§ DIRECTIONS FOR THIS TASK:
Include in the output only the lines from the opening of the records through the line containing "from matplotlib.patches import", each printed exactly; pictures are omitted.

§ RECORDS PROVIDED:
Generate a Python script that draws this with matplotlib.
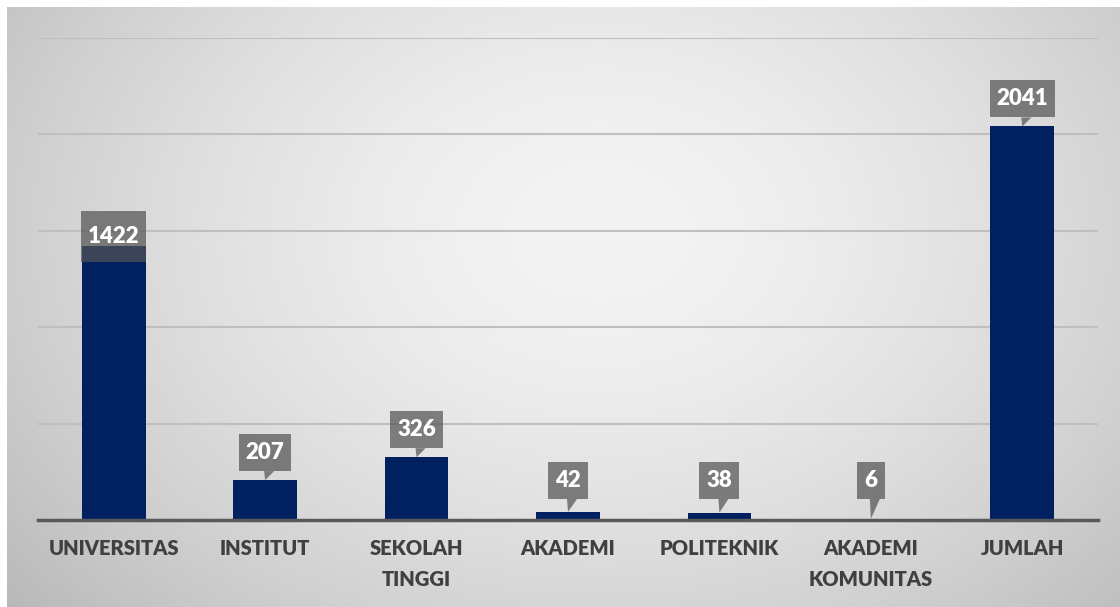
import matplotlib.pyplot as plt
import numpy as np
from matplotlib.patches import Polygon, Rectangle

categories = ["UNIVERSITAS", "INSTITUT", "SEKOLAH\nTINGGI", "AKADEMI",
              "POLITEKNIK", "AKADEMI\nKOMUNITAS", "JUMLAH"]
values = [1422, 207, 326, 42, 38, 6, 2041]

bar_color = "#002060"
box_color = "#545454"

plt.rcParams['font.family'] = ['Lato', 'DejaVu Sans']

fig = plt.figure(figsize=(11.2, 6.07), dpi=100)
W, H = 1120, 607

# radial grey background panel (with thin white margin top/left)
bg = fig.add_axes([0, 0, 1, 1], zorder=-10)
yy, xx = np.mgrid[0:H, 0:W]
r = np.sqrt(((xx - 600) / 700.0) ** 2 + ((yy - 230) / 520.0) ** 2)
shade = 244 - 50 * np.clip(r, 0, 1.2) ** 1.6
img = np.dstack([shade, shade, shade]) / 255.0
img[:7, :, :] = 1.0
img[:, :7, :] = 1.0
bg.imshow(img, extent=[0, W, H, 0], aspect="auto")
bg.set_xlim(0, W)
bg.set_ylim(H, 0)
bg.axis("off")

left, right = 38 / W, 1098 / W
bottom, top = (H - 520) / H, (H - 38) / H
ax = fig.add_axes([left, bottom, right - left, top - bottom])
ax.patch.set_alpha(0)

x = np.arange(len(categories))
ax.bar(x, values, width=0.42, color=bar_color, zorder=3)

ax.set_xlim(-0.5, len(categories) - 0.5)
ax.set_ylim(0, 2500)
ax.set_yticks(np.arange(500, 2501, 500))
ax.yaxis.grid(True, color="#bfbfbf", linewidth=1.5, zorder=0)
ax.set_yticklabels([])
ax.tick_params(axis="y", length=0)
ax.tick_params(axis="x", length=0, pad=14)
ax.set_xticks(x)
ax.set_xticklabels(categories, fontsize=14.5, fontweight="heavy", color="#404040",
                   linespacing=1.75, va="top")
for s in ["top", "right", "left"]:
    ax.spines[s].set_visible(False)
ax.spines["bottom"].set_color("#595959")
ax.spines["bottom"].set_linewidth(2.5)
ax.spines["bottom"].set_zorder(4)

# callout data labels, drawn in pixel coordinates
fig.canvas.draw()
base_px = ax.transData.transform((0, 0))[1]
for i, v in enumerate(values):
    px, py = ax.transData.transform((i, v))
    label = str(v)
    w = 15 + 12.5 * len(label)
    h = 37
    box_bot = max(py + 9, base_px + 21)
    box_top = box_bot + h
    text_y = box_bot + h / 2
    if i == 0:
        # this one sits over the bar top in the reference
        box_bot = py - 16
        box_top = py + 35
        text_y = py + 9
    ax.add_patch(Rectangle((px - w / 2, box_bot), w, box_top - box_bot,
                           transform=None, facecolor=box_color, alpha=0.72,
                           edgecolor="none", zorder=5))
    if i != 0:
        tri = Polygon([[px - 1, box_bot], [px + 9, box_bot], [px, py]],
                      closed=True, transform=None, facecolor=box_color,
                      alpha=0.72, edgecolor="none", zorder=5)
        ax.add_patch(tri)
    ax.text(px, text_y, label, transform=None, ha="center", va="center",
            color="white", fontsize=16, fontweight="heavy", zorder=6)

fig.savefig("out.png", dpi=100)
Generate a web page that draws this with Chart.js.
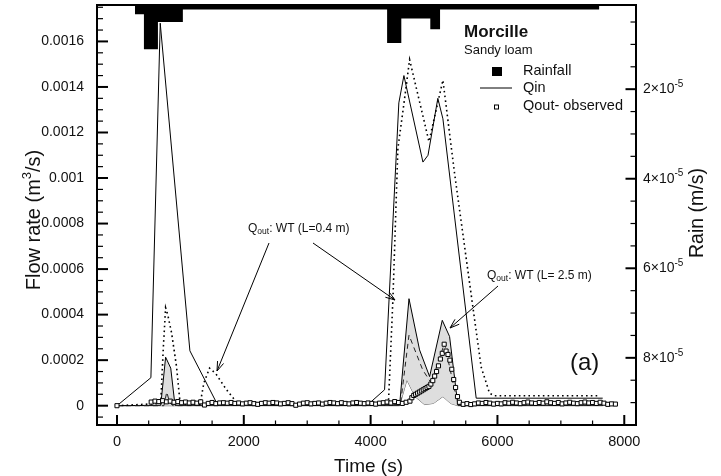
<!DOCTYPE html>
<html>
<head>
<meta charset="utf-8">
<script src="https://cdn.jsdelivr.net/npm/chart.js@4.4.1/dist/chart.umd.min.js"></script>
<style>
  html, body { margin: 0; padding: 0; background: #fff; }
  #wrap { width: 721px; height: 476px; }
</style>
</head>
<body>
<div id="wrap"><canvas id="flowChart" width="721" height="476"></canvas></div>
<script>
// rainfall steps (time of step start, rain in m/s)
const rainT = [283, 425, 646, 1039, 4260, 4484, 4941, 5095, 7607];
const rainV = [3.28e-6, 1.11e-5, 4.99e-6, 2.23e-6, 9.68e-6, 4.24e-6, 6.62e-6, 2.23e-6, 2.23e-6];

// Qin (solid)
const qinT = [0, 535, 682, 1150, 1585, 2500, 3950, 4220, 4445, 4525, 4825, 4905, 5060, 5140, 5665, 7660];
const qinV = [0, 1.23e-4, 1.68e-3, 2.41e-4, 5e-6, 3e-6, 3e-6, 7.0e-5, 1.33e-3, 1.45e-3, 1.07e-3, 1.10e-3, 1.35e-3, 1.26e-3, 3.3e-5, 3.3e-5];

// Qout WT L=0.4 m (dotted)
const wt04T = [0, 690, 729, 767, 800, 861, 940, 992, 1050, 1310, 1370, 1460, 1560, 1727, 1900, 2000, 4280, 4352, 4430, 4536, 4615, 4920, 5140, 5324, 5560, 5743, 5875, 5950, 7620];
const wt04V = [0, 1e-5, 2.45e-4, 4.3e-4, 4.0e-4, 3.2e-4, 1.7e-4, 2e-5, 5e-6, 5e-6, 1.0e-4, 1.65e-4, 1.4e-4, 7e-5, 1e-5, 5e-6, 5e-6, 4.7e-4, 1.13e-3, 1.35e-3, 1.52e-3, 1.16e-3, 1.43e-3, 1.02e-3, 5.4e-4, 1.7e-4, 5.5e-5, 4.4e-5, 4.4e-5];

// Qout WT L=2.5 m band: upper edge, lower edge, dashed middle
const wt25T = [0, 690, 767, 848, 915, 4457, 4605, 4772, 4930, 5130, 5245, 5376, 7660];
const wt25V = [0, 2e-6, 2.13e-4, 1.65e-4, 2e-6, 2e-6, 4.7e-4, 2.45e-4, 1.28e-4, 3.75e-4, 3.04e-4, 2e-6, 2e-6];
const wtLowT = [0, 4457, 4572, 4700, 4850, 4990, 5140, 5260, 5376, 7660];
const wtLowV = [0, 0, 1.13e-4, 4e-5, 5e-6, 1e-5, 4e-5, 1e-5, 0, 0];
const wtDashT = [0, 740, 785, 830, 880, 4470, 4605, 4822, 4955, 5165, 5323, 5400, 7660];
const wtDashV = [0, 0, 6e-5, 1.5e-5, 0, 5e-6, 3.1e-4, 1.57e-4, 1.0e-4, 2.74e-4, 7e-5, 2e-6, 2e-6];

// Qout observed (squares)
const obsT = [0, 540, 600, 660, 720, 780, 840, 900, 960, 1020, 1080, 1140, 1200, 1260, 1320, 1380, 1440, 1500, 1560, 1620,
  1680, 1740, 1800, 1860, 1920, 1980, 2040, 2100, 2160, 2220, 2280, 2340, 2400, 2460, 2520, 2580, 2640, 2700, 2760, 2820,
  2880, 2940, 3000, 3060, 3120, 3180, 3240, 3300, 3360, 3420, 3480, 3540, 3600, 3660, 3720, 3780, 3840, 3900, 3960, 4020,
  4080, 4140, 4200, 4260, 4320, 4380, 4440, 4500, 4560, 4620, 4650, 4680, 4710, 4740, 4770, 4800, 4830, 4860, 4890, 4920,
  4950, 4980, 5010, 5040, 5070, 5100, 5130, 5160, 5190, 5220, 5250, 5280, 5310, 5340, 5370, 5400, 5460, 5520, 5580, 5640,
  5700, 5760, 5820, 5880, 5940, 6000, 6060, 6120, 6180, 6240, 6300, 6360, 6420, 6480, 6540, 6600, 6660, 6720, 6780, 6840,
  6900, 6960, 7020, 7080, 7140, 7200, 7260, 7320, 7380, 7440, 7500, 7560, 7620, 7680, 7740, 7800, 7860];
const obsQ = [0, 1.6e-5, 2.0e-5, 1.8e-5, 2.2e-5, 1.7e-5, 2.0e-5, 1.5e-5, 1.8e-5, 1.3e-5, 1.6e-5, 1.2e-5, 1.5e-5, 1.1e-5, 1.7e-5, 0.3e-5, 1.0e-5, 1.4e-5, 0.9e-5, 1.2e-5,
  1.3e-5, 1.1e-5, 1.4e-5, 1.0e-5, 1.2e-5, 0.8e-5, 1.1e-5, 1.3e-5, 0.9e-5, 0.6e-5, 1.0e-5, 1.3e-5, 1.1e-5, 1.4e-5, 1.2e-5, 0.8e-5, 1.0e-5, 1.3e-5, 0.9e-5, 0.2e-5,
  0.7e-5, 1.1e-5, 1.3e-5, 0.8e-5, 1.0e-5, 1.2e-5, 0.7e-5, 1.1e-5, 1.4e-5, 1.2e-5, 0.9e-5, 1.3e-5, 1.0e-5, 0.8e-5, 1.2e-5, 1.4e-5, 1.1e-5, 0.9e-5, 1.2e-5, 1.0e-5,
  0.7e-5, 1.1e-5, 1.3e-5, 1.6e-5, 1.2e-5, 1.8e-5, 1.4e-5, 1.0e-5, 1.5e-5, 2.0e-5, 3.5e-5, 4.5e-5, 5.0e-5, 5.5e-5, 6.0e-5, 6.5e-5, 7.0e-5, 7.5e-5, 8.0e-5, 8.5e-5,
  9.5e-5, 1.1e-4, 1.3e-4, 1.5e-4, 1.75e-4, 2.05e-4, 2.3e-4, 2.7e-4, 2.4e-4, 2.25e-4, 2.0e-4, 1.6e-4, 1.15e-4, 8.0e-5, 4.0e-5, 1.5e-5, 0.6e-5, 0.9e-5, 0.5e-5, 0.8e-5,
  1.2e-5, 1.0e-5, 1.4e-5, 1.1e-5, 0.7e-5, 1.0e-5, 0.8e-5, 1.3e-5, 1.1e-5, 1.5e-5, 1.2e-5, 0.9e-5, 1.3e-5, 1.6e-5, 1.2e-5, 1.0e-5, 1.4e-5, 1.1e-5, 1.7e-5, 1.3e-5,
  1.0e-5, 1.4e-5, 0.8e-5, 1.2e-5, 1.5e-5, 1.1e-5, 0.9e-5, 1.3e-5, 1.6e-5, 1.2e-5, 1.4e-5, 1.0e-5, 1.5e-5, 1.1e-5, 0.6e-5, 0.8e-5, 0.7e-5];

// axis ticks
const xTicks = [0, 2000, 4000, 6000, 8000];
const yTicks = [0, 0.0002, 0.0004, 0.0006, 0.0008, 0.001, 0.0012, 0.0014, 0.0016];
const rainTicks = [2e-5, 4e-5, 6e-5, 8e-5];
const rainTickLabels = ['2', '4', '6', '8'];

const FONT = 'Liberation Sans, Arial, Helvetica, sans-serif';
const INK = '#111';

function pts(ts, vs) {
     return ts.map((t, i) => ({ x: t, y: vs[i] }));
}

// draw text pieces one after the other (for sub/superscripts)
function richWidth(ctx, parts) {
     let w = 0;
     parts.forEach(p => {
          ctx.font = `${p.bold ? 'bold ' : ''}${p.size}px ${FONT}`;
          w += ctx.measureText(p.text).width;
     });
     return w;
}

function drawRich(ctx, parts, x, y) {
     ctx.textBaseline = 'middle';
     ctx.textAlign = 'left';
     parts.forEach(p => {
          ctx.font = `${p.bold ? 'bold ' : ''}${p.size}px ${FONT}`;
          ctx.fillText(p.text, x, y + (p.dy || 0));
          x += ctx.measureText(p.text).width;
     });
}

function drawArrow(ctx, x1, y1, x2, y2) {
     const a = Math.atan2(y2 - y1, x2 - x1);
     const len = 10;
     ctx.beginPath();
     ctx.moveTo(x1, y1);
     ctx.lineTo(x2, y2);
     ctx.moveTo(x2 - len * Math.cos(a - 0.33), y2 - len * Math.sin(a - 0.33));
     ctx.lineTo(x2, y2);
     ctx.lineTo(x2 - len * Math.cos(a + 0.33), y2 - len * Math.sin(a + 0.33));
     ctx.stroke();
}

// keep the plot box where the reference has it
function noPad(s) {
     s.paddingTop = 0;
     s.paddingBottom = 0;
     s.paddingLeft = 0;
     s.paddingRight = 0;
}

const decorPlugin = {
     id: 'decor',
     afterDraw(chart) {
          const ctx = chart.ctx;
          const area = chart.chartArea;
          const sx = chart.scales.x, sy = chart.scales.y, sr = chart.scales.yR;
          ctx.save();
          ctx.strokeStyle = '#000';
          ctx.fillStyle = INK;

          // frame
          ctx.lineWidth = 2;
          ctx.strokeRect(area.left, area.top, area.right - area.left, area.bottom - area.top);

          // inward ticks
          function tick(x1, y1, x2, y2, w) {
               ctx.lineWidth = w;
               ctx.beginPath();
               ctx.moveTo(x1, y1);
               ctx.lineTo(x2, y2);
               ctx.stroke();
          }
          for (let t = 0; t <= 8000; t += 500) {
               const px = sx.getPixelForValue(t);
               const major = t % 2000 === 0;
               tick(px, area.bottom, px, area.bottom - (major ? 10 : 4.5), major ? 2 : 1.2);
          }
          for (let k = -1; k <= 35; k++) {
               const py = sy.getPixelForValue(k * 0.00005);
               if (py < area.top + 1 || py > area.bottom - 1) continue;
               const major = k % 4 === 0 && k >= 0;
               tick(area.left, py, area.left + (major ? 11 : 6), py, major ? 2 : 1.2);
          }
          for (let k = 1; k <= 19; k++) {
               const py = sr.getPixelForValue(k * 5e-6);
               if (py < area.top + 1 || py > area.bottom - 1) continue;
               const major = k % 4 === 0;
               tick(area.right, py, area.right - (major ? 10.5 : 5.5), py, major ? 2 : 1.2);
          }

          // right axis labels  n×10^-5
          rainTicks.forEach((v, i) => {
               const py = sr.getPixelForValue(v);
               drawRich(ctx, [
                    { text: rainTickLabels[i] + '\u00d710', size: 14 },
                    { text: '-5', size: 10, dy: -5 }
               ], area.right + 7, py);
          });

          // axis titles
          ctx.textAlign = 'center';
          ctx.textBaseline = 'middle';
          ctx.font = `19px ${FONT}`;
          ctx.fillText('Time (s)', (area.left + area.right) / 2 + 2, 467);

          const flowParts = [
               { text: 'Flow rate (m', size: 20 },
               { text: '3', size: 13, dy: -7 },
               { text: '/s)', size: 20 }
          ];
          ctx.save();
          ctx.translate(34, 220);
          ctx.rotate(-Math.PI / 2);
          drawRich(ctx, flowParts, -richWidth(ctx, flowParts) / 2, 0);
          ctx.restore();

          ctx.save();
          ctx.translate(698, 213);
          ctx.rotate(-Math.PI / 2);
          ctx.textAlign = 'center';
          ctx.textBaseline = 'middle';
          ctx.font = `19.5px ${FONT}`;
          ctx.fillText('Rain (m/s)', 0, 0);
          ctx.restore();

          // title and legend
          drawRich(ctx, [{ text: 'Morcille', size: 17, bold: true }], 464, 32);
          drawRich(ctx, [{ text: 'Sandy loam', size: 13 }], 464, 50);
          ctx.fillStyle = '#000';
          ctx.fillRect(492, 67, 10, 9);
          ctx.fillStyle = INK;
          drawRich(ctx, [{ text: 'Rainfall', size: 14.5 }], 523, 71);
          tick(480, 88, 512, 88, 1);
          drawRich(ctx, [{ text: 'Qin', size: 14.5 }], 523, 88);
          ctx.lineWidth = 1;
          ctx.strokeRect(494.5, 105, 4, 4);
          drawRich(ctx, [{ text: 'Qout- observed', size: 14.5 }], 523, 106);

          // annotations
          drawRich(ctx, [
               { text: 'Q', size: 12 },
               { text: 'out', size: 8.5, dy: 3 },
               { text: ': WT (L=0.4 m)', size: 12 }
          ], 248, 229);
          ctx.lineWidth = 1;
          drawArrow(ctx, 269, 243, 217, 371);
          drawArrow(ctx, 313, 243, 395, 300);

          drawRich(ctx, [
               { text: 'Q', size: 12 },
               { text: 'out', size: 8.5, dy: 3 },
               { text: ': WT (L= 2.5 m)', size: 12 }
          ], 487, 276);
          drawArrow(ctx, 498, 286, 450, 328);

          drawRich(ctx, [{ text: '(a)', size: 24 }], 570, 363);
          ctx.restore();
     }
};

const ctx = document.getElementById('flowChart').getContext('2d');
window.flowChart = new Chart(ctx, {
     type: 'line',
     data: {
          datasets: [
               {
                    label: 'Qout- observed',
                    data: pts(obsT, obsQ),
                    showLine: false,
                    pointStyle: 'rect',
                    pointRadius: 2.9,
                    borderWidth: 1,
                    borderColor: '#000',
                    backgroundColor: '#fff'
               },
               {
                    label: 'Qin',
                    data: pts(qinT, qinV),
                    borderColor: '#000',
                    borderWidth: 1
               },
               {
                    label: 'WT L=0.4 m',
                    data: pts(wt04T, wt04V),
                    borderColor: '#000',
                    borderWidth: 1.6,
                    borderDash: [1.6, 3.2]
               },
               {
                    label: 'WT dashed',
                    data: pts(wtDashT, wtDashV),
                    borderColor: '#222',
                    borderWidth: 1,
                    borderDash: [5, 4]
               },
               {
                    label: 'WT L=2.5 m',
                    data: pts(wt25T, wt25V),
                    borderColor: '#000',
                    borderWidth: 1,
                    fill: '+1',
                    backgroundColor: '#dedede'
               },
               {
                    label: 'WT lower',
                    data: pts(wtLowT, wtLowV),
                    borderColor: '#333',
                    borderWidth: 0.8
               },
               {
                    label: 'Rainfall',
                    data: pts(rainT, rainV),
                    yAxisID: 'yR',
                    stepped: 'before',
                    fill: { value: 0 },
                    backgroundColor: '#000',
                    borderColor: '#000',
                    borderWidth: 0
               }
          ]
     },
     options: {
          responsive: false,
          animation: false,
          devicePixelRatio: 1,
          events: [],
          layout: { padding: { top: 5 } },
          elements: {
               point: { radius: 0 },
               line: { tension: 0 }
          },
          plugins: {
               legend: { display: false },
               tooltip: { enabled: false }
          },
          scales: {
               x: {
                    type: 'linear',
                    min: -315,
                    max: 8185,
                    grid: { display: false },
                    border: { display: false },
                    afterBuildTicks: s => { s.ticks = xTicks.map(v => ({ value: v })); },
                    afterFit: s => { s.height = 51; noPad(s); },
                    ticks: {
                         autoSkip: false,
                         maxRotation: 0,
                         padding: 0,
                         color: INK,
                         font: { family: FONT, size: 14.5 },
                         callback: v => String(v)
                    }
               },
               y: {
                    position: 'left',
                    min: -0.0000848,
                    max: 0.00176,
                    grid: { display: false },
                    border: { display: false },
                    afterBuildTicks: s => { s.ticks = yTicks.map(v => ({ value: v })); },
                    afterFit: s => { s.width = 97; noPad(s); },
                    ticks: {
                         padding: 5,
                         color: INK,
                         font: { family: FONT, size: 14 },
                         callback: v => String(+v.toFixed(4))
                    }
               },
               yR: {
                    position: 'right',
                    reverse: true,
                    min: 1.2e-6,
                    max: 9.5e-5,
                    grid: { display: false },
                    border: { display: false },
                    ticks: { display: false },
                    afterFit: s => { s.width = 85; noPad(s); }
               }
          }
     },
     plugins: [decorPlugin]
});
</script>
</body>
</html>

§ EXERCISE OUTPUT:
Generate a Python script that draws this with matplotlib.
import matplotlib.pyplot as plt
import numpy as np
from matplotlib.patches import Polygon, Rectangle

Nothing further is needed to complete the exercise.